On the other hand the DM could give me a hint (or a more obvious hint, I could have missed it), which leads my character to believe that following the current trail of bodies the undead has left behind leads to his mother.

Currently I'm trying to figure out, how I can keep playing my character without having to change his personality or his goal and stick with the party.

Are there any other ways to fix a character, other than the two options I mentioned above?

Best Answer

Change Your Character (And Yourself)

It’s a crummy world in which no one ever changes. You can change your existing character in two ways if you think like an author:

  1. The other PCs barely know your character. You can objectively change things about them that simply haven’t been revealed yet. Maybe your PC always did have a soft spot for elves or whatever. Maybe they were having a real bad day in the first session because it was their missing mother's birthday or something. You can incorporate or change on the fly anything about your character or their background not yet revealed to the audience without it being causing issues with retcon.

  2. People change. Maybe one of those other PCs saves your PC from death and he, like people do, has a come to Jesus moment and decides he does care about other people and isn’t going to be such a dink. See where they need to go and move them there (like, I might add, just about any fantasy/scifi story you will consume in any medium does with their characters).

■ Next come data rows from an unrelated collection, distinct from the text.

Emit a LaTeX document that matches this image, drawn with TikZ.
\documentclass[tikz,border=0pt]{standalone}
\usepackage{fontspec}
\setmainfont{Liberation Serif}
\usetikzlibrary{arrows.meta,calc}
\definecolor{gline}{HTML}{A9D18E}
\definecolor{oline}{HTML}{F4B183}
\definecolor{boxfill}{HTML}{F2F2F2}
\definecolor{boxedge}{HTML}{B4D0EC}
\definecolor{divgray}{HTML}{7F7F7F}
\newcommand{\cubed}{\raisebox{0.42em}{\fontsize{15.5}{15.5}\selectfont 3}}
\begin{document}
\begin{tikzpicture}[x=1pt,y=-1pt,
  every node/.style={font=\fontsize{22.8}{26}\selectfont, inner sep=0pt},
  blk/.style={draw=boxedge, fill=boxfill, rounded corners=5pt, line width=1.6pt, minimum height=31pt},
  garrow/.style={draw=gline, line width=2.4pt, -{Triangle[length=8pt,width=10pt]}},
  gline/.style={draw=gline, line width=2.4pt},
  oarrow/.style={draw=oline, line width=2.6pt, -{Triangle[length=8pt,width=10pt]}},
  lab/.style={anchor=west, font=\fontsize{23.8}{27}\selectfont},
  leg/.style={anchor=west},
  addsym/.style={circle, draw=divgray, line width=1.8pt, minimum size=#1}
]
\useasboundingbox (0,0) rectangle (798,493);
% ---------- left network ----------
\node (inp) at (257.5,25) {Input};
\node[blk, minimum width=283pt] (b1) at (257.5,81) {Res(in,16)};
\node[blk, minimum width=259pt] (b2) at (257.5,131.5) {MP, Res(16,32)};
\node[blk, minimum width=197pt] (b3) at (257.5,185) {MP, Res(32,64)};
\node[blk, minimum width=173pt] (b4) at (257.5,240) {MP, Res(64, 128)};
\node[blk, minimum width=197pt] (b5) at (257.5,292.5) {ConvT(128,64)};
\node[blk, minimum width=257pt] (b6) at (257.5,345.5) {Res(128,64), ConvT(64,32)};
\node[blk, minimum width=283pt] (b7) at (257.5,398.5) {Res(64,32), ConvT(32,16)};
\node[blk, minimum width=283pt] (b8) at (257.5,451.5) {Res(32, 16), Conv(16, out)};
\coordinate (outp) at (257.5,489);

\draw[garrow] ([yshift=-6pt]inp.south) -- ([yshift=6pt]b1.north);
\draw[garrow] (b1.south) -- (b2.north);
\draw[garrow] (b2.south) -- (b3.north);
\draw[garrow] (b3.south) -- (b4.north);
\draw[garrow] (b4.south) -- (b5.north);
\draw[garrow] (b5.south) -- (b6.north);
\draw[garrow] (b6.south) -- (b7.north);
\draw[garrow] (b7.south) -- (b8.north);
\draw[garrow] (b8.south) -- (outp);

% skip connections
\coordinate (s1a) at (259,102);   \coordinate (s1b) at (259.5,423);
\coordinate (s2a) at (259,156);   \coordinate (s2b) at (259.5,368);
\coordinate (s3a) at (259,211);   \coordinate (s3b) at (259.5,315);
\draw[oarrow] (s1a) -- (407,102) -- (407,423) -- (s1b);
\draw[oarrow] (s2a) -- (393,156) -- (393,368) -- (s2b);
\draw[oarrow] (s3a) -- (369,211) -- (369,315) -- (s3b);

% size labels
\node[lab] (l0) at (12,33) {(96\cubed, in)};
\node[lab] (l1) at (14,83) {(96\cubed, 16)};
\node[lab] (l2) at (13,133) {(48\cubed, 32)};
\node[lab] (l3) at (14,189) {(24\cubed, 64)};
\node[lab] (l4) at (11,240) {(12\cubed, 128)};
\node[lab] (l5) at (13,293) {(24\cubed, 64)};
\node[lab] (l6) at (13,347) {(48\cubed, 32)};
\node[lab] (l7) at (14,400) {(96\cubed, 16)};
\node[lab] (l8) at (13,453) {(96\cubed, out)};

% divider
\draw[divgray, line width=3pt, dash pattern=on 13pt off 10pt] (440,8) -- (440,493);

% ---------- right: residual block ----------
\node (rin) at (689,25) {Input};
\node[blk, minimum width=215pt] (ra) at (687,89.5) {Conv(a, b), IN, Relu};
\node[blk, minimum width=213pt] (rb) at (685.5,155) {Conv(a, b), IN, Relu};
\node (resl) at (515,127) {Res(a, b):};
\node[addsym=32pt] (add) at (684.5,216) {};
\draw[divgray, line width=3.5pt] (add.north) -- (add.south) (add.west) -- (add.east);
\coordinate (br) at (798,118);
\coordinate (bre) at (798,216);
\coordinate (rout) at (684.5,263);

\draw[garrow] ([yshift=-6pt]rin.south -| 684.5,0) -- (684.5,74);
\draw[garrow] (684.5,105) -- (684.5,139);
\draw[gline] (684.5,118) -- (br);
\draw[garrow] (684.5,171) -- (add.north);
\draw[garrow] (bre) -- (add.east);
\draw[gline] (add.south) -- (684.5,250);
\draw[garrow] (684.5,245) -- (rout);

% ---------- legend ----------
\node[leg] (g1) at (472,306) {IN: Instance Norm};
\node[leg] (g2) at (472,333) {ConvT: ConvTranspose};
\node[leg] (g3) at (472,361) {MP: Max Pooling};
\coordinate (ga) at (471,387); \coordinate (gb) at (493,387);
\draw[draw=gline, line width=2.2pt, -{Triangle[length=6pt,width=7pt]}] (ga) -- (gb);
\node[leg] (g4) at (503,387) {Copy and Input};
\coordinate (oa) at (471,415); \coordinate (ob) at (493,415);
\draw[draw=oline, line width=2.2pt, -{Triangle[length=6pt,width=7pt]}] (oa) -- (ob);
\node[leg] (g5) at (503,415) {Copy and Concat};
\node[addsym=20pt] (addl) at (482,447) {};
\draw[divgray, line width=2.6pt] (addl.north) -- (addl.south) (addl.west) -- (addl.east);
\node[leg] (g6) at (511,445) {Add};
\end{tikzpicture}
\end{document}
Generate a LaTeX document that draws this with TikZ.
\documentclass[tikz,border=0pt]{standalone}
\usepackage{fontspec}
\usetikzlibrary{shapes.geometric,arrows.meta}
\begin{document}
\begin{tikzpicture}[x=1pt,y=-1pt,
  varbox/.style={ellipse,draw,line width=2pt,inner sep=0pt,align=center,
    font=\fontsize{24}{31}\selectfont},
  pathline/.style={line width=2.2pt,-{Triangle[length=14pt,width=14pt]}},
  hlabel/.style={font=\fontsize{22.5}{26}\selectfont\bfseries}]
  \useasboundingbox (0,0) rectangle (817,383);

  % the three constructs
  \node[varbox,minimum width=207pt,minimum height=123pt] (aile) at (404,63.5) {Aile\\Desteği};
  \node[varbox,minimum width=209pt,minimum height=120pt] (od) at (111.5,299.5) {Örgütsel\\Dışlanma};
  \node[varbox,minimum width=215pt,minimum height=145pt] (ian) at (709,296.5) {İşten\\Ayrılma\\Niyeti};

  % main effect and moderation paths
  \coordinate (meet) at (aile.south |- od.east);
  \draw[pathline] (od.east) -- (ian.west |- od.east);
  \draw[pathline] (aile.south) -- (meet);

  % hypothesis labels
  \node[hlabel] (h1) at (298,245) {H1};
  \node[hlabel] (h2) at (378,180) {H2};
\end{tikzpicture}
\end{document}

These are the obvious direct solutions. The more pro solutions (which kinda mirror the others in terms of being split along design time/play time) are:

  1. Stop designing characters that need the GM or someone else to spoonfeed you to keep them in the game. That’s not their job, it’s your job. Any overly simplistic “loner” character is not good for most games.

  2. Avoid “My Guy” syndrome. Real people are complex. There’s people I know that are single-minded but not to the point of being feral about it. You, the player, decide what your PC does in any situation, not “them.” There is no them. You make choices that contribute to the fun of the table instead of taking it away. And you justify it (frankly, or not) in your character’s mind-space however you need to.